DSS から電話を受けて、ケースワーカーに「シャリヤはあなたと一緒に住みたいと言っていますが、よろしいでしょうか?」と尋ねられました。(カトリーナさん)
シャリヤさんと3つ子を家に迎え入れる
カトリーナさんは5人の子をもつシングルマザーだ。そのうちの2人セボンテ君(23歳)とシャイ君(22歳)すでに成人していたが、あとの3人セクエイビオン君(16歳)、シャコボン君(14歳)、そしてJJ君(7歳)はまだ家にいた。
しかし、カトリーナさんはためらわなかった。
10代の母親と未熟児の3つ子の4人全員を引き取ってくれる里親を見つけるのは不可能だということは、分かっていました。
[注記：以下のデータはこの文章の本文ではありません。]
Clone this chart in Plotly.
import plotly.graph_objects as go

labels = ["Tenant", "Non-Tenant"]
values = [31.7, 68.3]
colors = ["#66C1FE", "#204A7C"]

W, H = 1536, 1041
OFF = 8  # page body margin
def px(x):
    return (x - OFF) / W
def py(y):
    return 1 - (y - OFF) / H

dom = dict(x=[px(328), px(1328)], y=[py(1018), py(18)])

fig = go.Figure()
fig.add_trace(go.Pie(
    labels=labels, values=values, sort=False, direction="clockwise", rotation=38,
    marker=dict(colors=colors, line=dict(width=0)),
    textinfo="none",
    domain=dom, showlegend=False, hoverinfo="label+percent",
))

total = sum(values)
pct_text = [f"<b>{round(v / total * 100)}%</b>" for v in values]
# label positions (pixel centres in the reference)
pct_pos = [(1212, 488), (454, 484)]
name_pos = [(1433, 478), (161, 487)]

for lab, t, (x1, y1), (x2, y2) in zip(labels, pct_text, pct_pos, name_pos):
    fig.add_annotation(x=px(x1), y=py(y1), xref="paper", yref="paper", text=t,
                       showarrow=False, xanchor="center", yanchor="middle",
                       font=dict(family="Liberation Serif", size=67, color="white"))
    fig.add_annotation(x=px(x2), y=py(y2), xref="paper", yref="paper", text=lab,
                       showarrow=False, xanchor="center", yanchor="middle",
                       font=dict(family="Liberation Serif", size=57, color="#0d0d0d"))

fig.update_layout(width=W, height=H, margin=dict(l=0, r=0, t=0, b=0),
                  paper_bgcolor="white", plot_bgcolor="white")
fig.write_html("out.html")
だから、私がウチに迎え入れてあげなくちゃ、と思ったんです。
シャリヤとの交流のなかで、あの子が賢くて立ち直る力があること、そして自分の根を張るための安全な場所を必要としていることはわかっていました。
4人を引き受けることは易しいことではないというのもわかっていましたが、私たちなら解決できるだろう、そう思いました。
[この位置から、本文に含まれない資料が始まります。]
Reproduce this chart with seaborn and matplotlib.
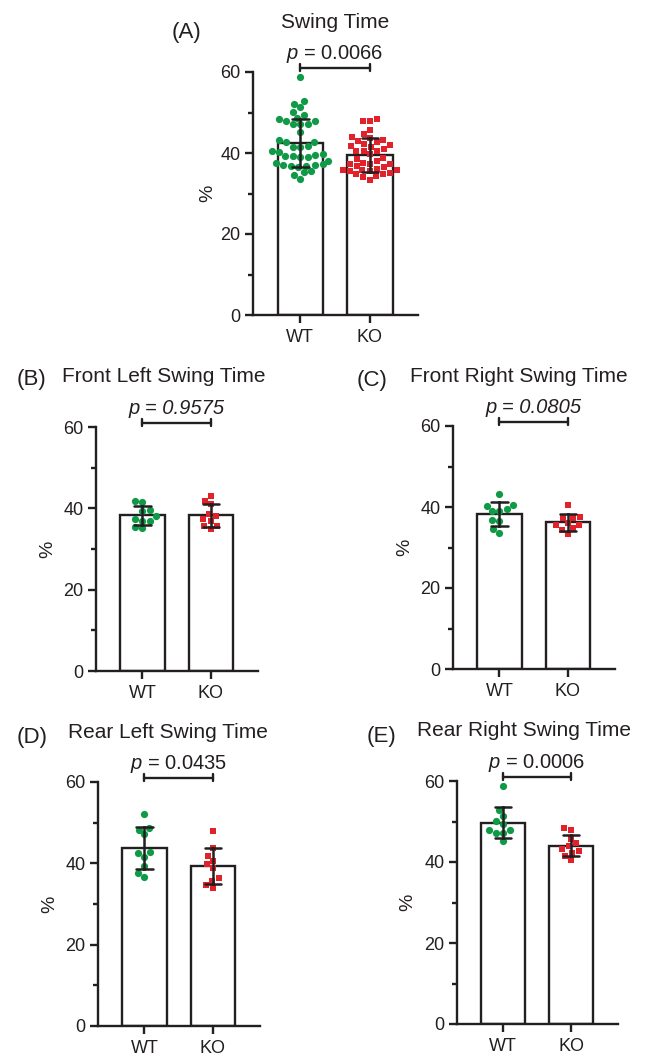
import matplotlib
matplotlib.use("Agg")
import matplotlib.pyplot as plt
import numpy as np
import pandas as pd
import seaborn as sns

# values (% swing time per animal)
groups = ["WT", "KO"]

fl_wt = [41.6, 41.8, 39.7, 39.3, 38.0, 37.0, 37.0, 37.4, 35.2, 35.5]
fl_ko = [43.0, 41.9, 41.0, 38.6, 37.4, 38.0, 36.8, 35.7, 35.7, 35.0]
fr_wt = [43.1, 40.4, 40.2, 38.9, 39.5, 38.9, 36.5, 36.9, 34.5, 33.6]
fr_ko = [40.4, 37.6, 37.4, 37.3, 36.1, 35.5, 35.5, 34.7, 33.4, 34.3]
rl_wt = [52.2, 48.7, 48.3, 47.2, 42.8, 42.6, 41.6, 39.3, 37.6, 36.7]
rl_ko = [47.9, 43.8, 41.8, 39.8, 40.6, 38.8, 36.5, 35.7, 34.0, 34.7]
rr_wt = [58.7, 52.8, 51.3, 50.2, 49.4, 47.9, 47.1, 47.1, 47.9, 45.1]
rr_ko = [48.4, 47.9, 45.8, 44.6, 43.9, 42.6, 43.1, 42.3, 40.6, 41.5]

# panel A pools all four paws
all_wt = fl_wt + fr_wt + rl_wt + rr_wt
all_ko = fl_ko + fr_ko + rl_ko + rr_ko

letters = ["(A)", "(B)", "(C)", "(D)", "(E)"]
titles = ["Swing Time", "Front Left Swing Time", "Front Right Swing Time",
          "Rear Left Swing Time", "Rear Right Swing Time"]
p_values = ["0.0066", "0.9575", "0.0805", "0.0435", "0.0006"]
p_all_italic = [False, True, True, False, False]
panel_data = [(all_wt, all_ko), (fl_wt, fl_ko), (fr_wt, fr_ko),
              (rl_wt, rl_ko), (rr_wt, rr_ko)]

W, H = 650, 1056
GREEN = "#0f9a47"
RED = "#e2222a"
INK = "#231f20"

sns.set_style("ticks")
plt.rcParams["font.family"] = ["Liberation Sans", "DejaVu Sans"]
plt.rcParams["mathtext.fontset"] = "custom"
plt.rcParams["mathtext.it"] = "Liberation Sans:italic"
plt.rcParams["mathtext.rm"] = "Liberation Sans"

# layout in pixels: axes (left, top, right, bottom), letter (x, baseline),
# title (x, baseline, ha), "%" label x
layout = [
    dict(ax=(253, 72, 418, 315), letter=(172, 38), title=(335, 28, "center"), ylab=208),
    dict(ax=(96, 427, 258, 671), letter=(17, 385), title=(62, 382, "left"), ylab=48),
    dict(ax=(453, 426, 615, 669), letter=(357, 386), title=(410, 382, "left"), ylab=405),
    dict(ax=(98, 782, 260, 1026), letter=(17, 743), title=(68, 738, "left"), ylab=50),
    dict(ax=(457, 781, 618, 1024), letter=(367, 742), title=(417, 736, "left"), ylab=408),
]

fig = plt.figure(figsize=(W / 100, H / 100), dpi=100)


def draw_panel(i):
    wt, ko = panel_data[i]
    lay = layout[i]
    l, t, r, b = lay["ax"]
    ax = fig.add_axes([l / W, 1 - b / H, (r - l) / W, (b - t) / H])

    df = pd.DataFrame({"group": ["WT"] * len(wt) + ["KO"] * len(ko),
                       "value": wt + ko})
    sns.barplot(data=df, x="group", y="value", order=groups, errorbar="sd",
                capsize=0.24, width=0.65, color="white", edgecolor=INK,
                linewidth=1.7, err_kws={"color": INK, "linewidth": 1.8}, ax=ax)
    for bar in ax.patches:
        bar.set_facecolor("white")
        bar.set_zorder(1)
    for line in ax.lines:
        line.set_zorder(10)

    sns.swarmplot(data=df[df.group == "WT"], x="group", y="value", order=groups,
                  color=GREEN, marker="o", size=5.2, ax=ax, zorder=5)
    sns.swarmplot(data=df[df.group == "KO"], x="group", y="value", order=groups,
                  color=RED, marker="s", size=5.0, ax=ax, zorder=5)

    ax.set_xlim(-0.68, 1.69)
    ax.set_ylim(0, 60)
    ax.set_yticks([0, 20, 40, 60])
    ax.set_yticks([10, 30, 50], minor=True)
    ax.set_xlabel("")
    ax.set_ylabel("")
    sns.despine(ax=ax)
    for s in ["left", "bottom"]:
        ax.spines[s].set_linewidth(1.7)
        ax.spines[s].set_color(INK)
    ax.tick_params(which="major", length=6, width=1.7, color=INK,
                   labelsize=13, labelcolor=INK)
    ax.tick_params(which="minor", axis="y", length=3.5, width=1.7, color=INK)
    ax.tick_params(axis="y", pad=3)
    ax.tick_params(axis="x", pad=4)

    # significance bracket
    ax.plot([0, 1], [61.1, 61.1], color=INK, lw=1.7, clip_on=False)
    for xx in (0, 1):
        ax.plot([xx, xx], [60.2, 62.0], color=INK, lw=1.7, clip_on=False)
    if p_all_italic[i]:
        ax.text(0.5, 63.2, f"p = {p_values[i]}", ha="center", va="baseline",
                fontsize=14.5, style="italic", color=INK)
    else:
        ax.text(0.5, 63.2, r"$p$" + f" = {p_values[i]}", ha="center",
                va="baseline", fontsize=14.5, color=INK)

    lx, ly = lay["letter"]
    fig.text(lx / W, 1 - ly / H, letters[i], fontsize=16, va="baseline",
             ha="left", color=INK)
    tx, ty, ha = lay["title"]
    fig.text(tx / W, 1 - ty / H, titles[i], fontsize=15, va="baseline",
             ha=ha, color=INK)
    fig.text(lay["ylab"] / W, 1 - ((t + b) / 2) / H, "%", fontsize=14,
             rotation=90, ha="center", va="center", color=INK)


for i in range(5):
    draw_panel(i)

fig.savefig("out.png", dpi=100, facecolor="white")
そう決めたカトリーナさんは、里親になる前に認定を受けるため、すべての里親クラスを受講。3つ子のために、友人や親戚からベビーベッド、ベビーカー、衣類、ベビーチェアなどを寄付してもらった。
最初は二人三脚で3つ子を育てた
4人を迎え入れたカトリーナさんの家は、文字通り大人数の家庭になった。
リビングルームは常に赤ちゃん爆弾が爆発したように賑やかになりました!(笑)
カトリーナさんは、シャリヤさんと3つ子を668日間にわたり二人三脚で育てた。
その間、シャリヤさんは代替高校を優秀な成績で卒業し、現在はカトリーナさんの家の近くの大学に入る準備をしているところだ。
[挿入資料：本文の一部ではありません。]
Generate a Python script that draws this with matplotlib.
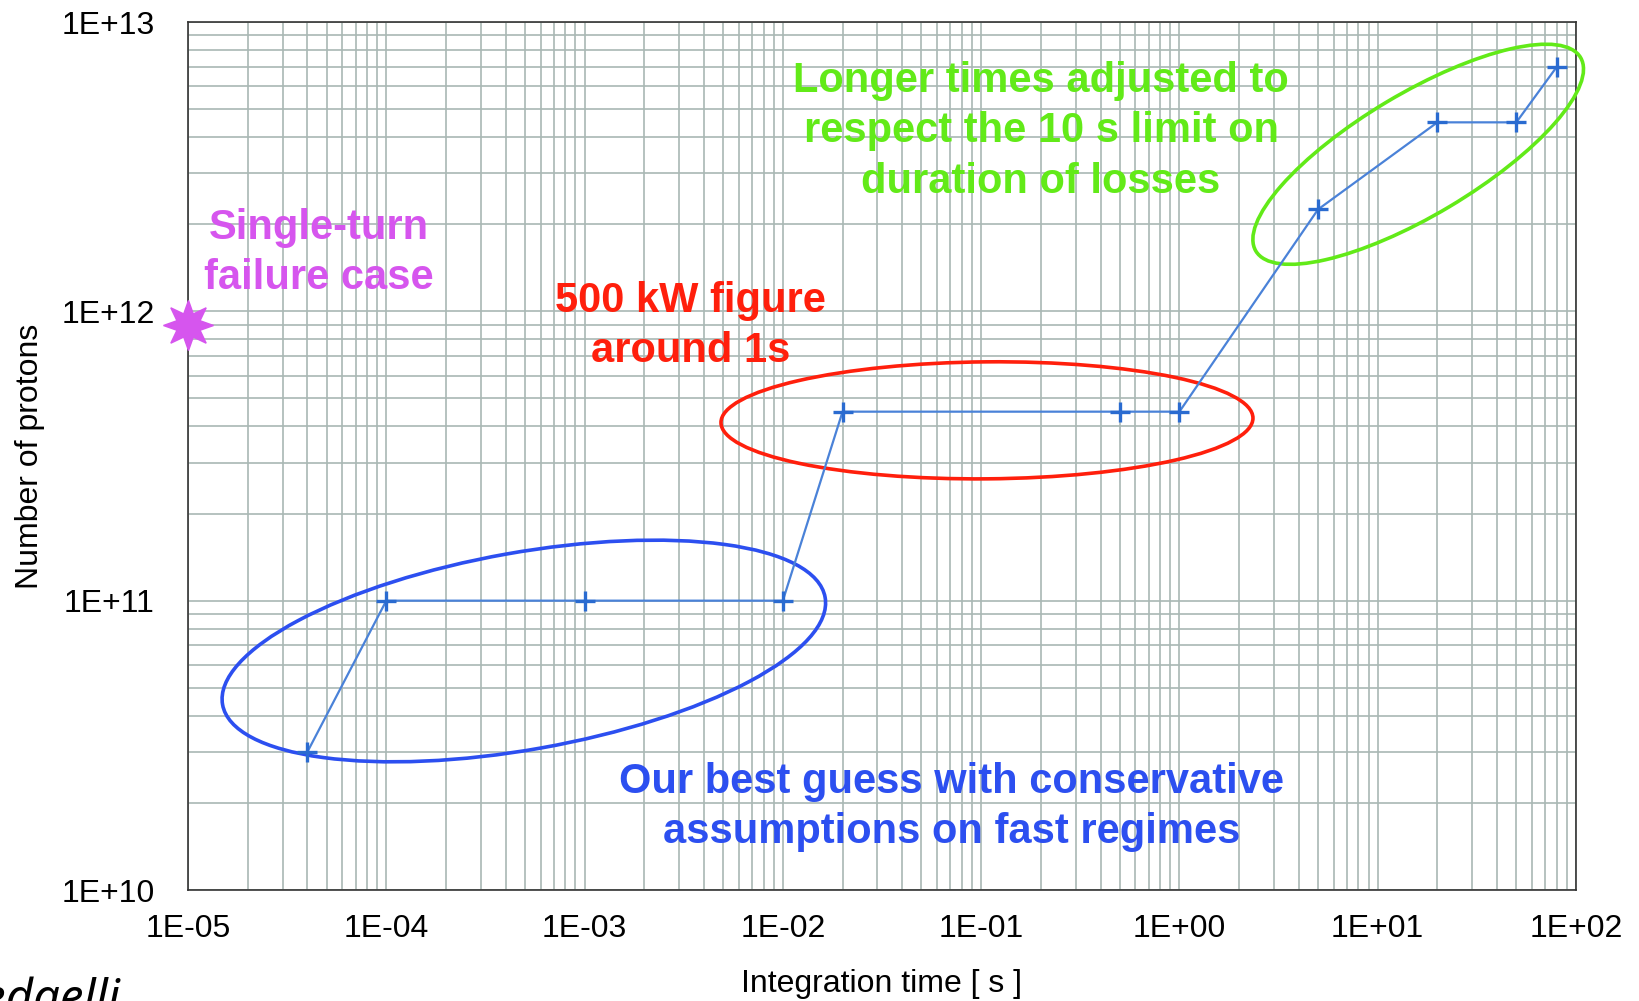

将来、大学で社会福祉のキャリアを専門的に学びたいというシャリヤさんは、現在17歳になった。
カトリーナさんはシャリヤさんがここまで成長したことに驚嘆している。
シャリヤは、難しい感情をコントロールする方法を学び、セラピーでコミュニケーションスキルに取り組んでいます。
常に、子どもたちのニーズを最優先にしているし、母親として本当によくやっていると思います。
最初は、私が3つ子のためにほとんどすべてをやって、彼女が自信を持ったときに観察したり参加したりしていましたが、今はシャリヤが責任者です。
でも、彼女が友達と遊びに行きたいとか、他の10代の友達がやっているようなことをしたいなら、私が代わりにベビーシッターをしてあげています。今、私はほんの少し彼女をサポートしているだけです。
シャリヤさんと正式に養子縁組をして親子に
今年の2月6日、カトリーナさんはシャリヤさんと養子縁組をし、正式にシャリヤさんの養母となった。
シャリヤの母親であることを、私はとても誇りに思います。
彼女は毎日私を驚かせてくれます。赤ちゃんにイライラしても、決して声を荒げません。
彼女は今、素晴らしい女性として開花しつつあります。(カトリーナさん)
現在2歳のセレニティーちゃん、サマリ君、サラヤちゃんは、20まで数えることができ、毎日英語とスペイン語で新しい単語を学んでいるそうだ。
3人は、おばあちゃんにあたる私のことを「ララ」って呼んでいます(笑)
ここまでの道のりは、決して簡単ではありませんでした。でも、シャリヤは、他の10代の子たちと同じように限界に挑戦しています。
私は、母親としてシャリヤをとても愛しています。これからもずっとあの子をサポートしていきたいと思っています。